## DATASET CONTENT
____________

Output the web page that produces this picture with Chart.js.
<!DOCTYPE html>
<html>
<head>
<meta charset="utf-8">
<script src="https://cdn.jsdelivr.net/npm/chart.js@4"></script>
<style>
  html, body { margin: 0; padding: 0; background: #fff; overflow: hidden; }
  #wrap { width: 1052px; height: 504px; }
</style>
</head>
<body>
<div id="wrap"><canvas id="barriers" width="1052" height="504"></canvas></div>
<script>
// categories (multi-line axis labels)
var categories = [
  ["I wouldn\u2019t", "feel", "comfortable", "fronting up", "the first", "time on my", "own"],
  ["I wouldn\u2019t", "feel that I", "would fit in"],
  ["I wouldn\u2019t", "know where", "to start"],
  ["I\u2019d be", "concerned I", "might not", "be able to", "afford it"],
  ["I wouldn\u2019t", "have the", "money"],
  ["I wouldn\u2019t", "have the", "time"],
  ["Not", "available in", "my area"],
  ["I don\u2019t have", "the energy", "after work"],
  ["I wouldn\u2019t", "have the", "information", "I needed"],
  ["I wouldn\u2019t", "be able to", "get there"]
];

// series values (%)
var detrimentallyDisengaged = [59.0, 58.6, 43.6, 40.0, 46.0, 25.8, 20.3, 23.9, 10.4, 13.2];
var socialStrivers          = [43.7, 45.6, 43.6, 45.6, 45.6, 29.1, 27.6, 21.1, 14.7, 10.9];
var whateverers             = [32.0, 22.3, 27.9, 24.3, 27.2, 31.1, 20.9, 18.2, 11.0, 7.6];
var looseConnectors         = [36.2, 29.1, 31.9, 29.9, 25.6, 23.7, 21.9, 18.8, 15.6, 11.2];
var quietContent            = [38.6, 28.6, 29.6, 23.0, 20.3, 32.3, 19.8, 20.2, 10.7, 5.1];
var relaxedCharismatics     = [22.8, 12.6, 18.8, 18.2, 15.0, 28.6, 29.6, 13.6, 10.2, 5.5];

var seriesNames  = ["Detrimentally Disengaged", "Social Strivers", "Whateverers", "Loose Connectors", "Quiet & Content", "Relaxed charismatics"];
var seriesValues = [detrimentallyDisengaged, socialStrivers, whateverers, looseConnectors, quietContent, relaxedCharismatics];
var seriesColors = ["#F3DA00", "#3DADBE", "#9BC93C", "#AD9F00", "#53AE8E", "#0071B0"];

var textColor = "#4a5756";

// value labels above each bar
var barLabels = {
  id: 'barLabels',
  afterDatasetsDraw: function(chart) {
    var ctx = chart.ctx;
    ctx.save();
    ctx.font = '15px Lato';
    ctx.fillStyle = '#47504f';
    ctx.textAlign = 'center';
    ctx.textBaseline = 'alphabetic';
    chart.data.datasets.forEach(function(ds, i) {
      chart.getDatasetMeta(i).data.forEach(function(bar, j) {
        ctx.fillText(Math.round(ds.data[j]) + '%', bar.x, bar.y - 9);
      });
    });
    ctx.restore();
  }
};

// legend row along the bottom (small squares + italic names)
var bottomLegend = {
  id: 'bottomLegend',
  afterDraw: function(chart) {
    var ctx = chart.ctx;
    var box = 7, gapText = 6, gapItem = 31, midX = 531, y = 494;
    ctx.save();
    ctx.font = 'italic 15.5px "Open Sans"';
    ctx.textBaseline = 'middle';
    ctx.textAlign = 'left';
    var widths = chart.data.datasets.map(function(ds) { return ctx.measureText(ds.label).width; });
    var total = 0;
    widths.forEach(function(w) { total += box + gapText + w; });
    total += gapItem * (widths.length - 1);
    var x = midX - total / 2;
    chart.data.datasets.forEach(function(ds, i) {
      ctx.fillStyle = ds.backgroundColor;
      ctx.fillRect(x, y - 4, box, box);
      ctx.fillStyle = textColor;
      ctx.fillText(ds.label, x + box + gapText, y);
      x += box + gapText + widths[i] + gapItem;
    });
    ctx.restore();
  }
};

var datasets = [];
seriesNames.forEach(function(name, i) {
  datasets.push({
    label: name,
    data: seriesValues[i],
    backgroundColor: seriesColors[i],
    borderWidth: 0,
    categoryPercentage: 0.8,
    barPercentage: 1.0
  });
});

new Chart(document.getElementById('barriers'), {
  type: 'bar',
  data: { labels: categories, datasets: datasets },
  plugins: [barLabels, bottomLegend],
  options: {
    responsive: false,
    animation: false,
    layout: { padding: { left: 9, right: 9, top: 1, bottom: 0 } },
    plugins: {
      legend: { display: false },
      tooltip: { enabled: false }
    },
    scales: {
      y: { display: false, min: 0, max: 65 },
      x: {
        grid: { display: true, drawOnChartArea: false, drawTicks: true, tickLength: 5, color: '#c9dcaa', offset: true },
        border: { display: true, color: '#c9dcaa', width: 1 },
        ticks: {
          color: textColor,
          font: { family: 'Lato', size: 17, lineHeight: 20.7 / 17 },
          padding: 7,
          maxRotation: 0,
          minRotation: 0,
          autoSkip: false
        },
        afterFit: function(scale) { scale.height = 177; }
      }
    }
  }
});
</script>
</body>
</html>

____________

## DIRECTIONS FOR THIS TASK
Copy out all of the lines above exactly.

## RESULT FOR THIS EXERCISE
Output the web page that produces this picture with Chart.js.
<!DOCTYPE html>
<html>
<head>
<meta charset="utf-8">
<script src="https://cdn.jsdelivr.net/npm/chart.js@4"></script>
<style>
  html, body { margin: 0; padding: 0; background: #fff; overflow: hidden; }
  #wrap { width: 1052px; height: 504px; }
</style>
</head>
<body>
<div id="wrap"><canvas id="barriers" width="1052" height="504"></canvas></div>
<script>
// categories (multi-line axis labels)
var categories = [
  ["I wouldn\u2019t", "feel", "comfortable", "fronting up", "the first", "time on my", "own"],
  ["I wouldn\u2019t", "feel that I", "would fit in"],
  ["I wouldn\u2019t", "know where", "to start"],
  ["I\u2019d be", "concerned I", "might not", "be able to", "afford it"],
  ["I wouldn\u2019t", "have the", "money"],
  ["I wouldn\u2019t", "have the", "time"],
  ["Not", "available in", "my area"],
  ["I don\u2019t have", "the energy", "after work"],
  ["I wouldn\u2019t", "have the", "information", "I needed"],
  ["I wouldn\u2019t", "be able to", "get there"]
];

// series values (%)
var detrimentallyDisengaged = [59.0, 58.6, 43.6, 40.0, 46.0, 25.8, 20.3, 23.9, 10.4, 13.2];
var socialStrivers          = [43.7, 45.6, 43.6, 45.6, 45.6, 29.1, 27.6, 21.1, 14.7, 10.9];
var whateverers             = [32.0, 22.3, 27.9, 24.3, 27.2, 31.1, 20.9, 18.2, 11.0, 7.6];
var looseConnectors         = [36.2, 29.1, 31.9, 29.9, 25.6, 23.7, 21.9, 18.8, 15.6, 11.2];
var quietContent            = [38.6, 28.6, 29.6, 23.0, 20.3, 32.3, 19.8, 20.2, 10.7, 5.1];
var relaxedCharismatics     = [22.8, 12.6, 18.8, 18.2, 15.0, 28.6, 29.6, 13.6, 10.2, 5.5];

var seriesNames  = ["Detrimentally Disengaged", "Social Strivers", "Whateverers", "Loose Connectors", "Quiet & Content", "Relaxed charismatics"];
var seriesValues = [detrimentallyDisengaged, socialStrivers, whateverers, looseConnectors, quietContent, relaxedCharismatics];
var seriesColors = ["#F3DA00", "#3DADBE", "#9BC93C", "#AD9F00", "#53AE8E", "#0071B0"];

var textColor = "#4a5756";

// value labels above each bar
var barLabels = {
  id: 'barLabels',
  afterDatasetsDraw: function(chart) {
    var ctx = chart.ctx;
    ctx.save();
    ctx.font = '15px Lato';
    ctx.fillStyle = '#47504f';
    ctx.textAlign = 'center';
    ctx.textBaseline = 'alphabetic';
    chart.data.datasets.forEach(function(ds, i) {
      chart.getDatasetMeta(i).data.forEach(function(bar, j) {
        ctx.fillText(Math.round(ds.data[j]) + '%', bar.x, bar.y - 9);
      });
    });
    ctx.restore();
  }
};

// legend row along the bottom (small squares + italic names)
var bottomLegend = {
  id: 'bottomLegend',
  afterDraw: function(chart) {
    var ctx = chart.ctx;
    var box = 7, gapText = 6, gapItem = 31, midX = 531, y = 494;
    ctx.save();
    ctx.font = 'italic 15.5px "Open Sans"';
    ctx.textBaseline = 'middle';
    ctx.textAlign = 'left';
    var widths = chart.data.datasets.map(function(ds) { return ctx.measureText(ds.label).width; });
    var total = 0;
    widths.forEach(function(w) { total += box + gapText + w; });
    total += gapItem * (widths.length - 1);
    var x = midX - total / 2;
    chart.data.datasets.forEach(function(ds, i) {
      ctx.fillStyle = ds.backgroundColor;
      ctx.fillRect(x, y - 4, box, box);
      ctx.fillStyle = textColor;
      ctx.fillText(ds.label, x + box + gapText, y);
      x += box + gapText + widths[i] + gapItem;
    });
    ctx.restore();
  }
};

var datasets = [];
seriesNames.forEach(function(name, i) {
  datasets.push({
    label: name,
    data: seriesValues[i],
    backgroundColor: seriesColors[i],
    borderWidth: 0,
    categoryPercentage: 0.8,
    barPercentage: 1.0
  });
});

new Chart(document.getElementById('barriers'), {
  type: 'bar',
  data: { labels: categories, datasets: datasets },
  plugins: [barLabels, bottomLegend],
  options: {
    responsive: false,
    animation: false,
    layout: { padding: { left: 9, right: 9, top: 1, bottom: 0 } },
    plugins: {
      legend: { display: false },
      tooltip: { enabled: false }
    },
    scales: {
      y: { display: false, min: 0, max: 65 },
      x: {
        grid: { display: true, drawOnChartArea: false, drawTicks: true, tickLength: 5, color: '#c9dcaa', offset: true },
        border: { display: true, color: '#c9dcaa', width: 1 },
        ticks: {
          color: textColor,
          font: { family: 'Lato', size: 17, lineHeight: 20.7 / 17 },
          padding: 7,
          maxRotation: 0,
          minRotation: 0,
          autoSkip: false
        },
        afterFit: function(scale) { scale.height = 177; }
      }
    }
  }
});
</script>
</body>
</html>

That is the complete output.